Quelles sont les sources patristiques de cette mystique de la lumière? On a évoqué l'influence de saint Grégoire le Théologien. Comment s'est répandue dans l'Orient byzantin la fête de la Transfiguration du Christ (6 août) et par quelles étapes? S'est-elle d'abord diffusée en Palestine et est-elle passée de là dans l'Empire byzantin?

Pourquoi enfin l'Orient byzantin orthodoxe a-t-il privilégié la vision de la gloire lumineuse du Christ sur le Tabor comme le paradigme par excellence de l'expérience mystique chrétienne? Quelques éléments de réponse nous ont été suggérés lorsqu'on a tenté un parallèle entre saint Antoine le Grand et saint Séraphin de Sarov, lorsqu'on a rappelé le lien établi par saint Jean Damascène entre la prière et l'orthodoxie de la foi.

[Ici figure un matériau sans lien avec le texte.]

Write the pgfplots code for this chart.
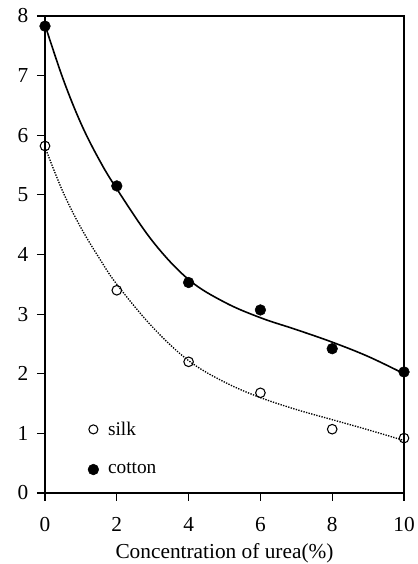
\documentclass[border=0pt]{standalone}
\usepackage{fontspec}
\setmainfont{Liberation Serif}
\usepackage{pgfplots}
\pgfplotsset{compat=1.18}
\begin{document}
\begin{tikzpicture}
\begin{axis}[
  scale only axis,
  width=269.25pt, height=357.75pt,
  xmin=0, xmax=10, ymin=0, ymax=8,
  xtick={0,2,4,6,8,10}, ytick={0,1,2,3,4,5,6,7,8},
  tick align=outside, tick pos=left,
  major tick length=6pt,
  axis line style={line width=1pt},
  tick style={line width=0.8pt, black},
  ticklabel style={font=\fontsize{16}{19}\selectfont},
  xticklabel style={yshift=-9pt},
  yticklabel style={xshift=-3pt},
  /pgf/number format/assume math mode=true,
  xlabel={Concentration of urea(\%)},
  xlabel style={font=\fontsize{16}{19}\selectfont, yshift=-2pt},
  clip=false,
  legend style={draw=none, fill=none, at={(axis cs:1.08,1.29)}, anchor=north west,
    font=\fontsize{14.5}{17}\selectfont, row sep=15.5pt},
  legend cell align=left,
]
\addlegendimage{only marks, mark=o, mark size=3.4pt, black, thick}
\addlegendentry{\hspace{5pt}silk}
\addlegendimage{only marks, mark=*, mark size=4pt, black}
\addlegendentry{\hspace{5pt}cotton}
% fitted curves
\addplot[black, line width=1.2pt, smooth, tension=0.6, forget plot] coordinates {
 (0,7.85) (0.5,6.95) (1,6.2) (1.5,5.6) (2,5.1) (3,4.22) (4,3.58) (5,3.2) (6,2.94) (7,2.74) (8,2.53) (9,2.29) (10,2.0)};
\addplot[black, densely dotted, line width=1pt, smooth, tension=0.6, forget plot] coordinates {
 (0,5.8) (0.5,5.05) (1,4.45) (1.5,3.95) (2,3.5) (3,2.78) (4,2.22) (5,1.86) (6,1.6) (7,1.4) (8,1.23) (9,1.06) (10,0.88)};
% data
\addplot[only marks, mark=*, mark size=4pt, black, forget plot] coordinates {
 (0,7.83) (2,5.15) (4,3.53) (6,3.07) (8,2.42) (10,2.03)};
\addplot[only marks, mark=o, mark size=3.6pt, black, thick, mark options={fill=white}, forget plot] coordinates {
 (0,5.82) (2,3.4) (4,2.2) (6,1.68) (8,1.07) (10,0.92)};
\coordinate (ll) at (rel axis cs:0,0);
\coordinate (ur) at (rel axis cs:1,1);
\end{axis}
\pgfresetboundingbox
\path ([shift={(-33.75pt,-53.25pt)}]ll) rectangle ([shift={(9.75pt,12pt)}]ur);
\end{tikzpicture}
\end{document}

Nous avons tous relevé combien la spiritualité hésychaste, à partir du début du XIVe siècle jusqu'à aujourd'hui, a fécondé les cultures des peuples orthodoxes, dans la Slavia Orthodoxa, en Grèce et en Roumanie. Il me paraît que nous sommes là en présence d'un fait très important pour l'Église d'aujourd'hui: une spiritualité forte, inspirée par l'Évangile et la Tradition, agit comme un levain dans la pâte de la sainteté. On a évoqué le rôle joué par saint Grégoire le Sinaïte et son influence en Grèce, en Bulgarie et en Roumanie. Nous avons entendu parler à plusieurs reprises de saint Paisij Vélitchkovsky et du monastère d'Optina. On nous a parlé du renouveau hésychaste en Roumanie, promouvant une renaissance théologique (le père Dumitu Staniloae) et se faisant l'âme de la résistance à l'idéologie totalitaire communiste. Je retiens la question posée il y a près de cent ans par l'archimandrite Hilarion Troïtsky, « progrès ou transfiguration », comme illustrant l'alternative entre deux modèles de civilisation.

Déjà le message du Patriarche œcuménique nous avait averti de ne pas séparer la gloire de la transfiguration de la croix. L'enseignement spirituel de saint Ignace Briantchaninov nous l'a rappelé. Saint Silouane de l'Athos nous propose comme chemin conduisant à la gloire du Christ transfiguré sa « bienheureuse humilité » kénotique.

Enfin, et ce n'est pas le moindre mérite de ce Colloque, nous avons pu mesurer, une fois encore, que l'iconographie est un lieu théologique. Le mystère s'exprime par la beauté, par sa traduction artistique. Pour l'Occident moderne, on aurait pu évoquer la symphonie musicale d'Olivier Messiaen dédiée à la transfiguration.

Merci à Bose, tò philérgon monastýrion, comme l'écrivait l'archevêque d'Athènes, Mgr Christodoulos, d'avoir permis ces jours d'échanges et de rencontres fraternelles si riches et stimulants.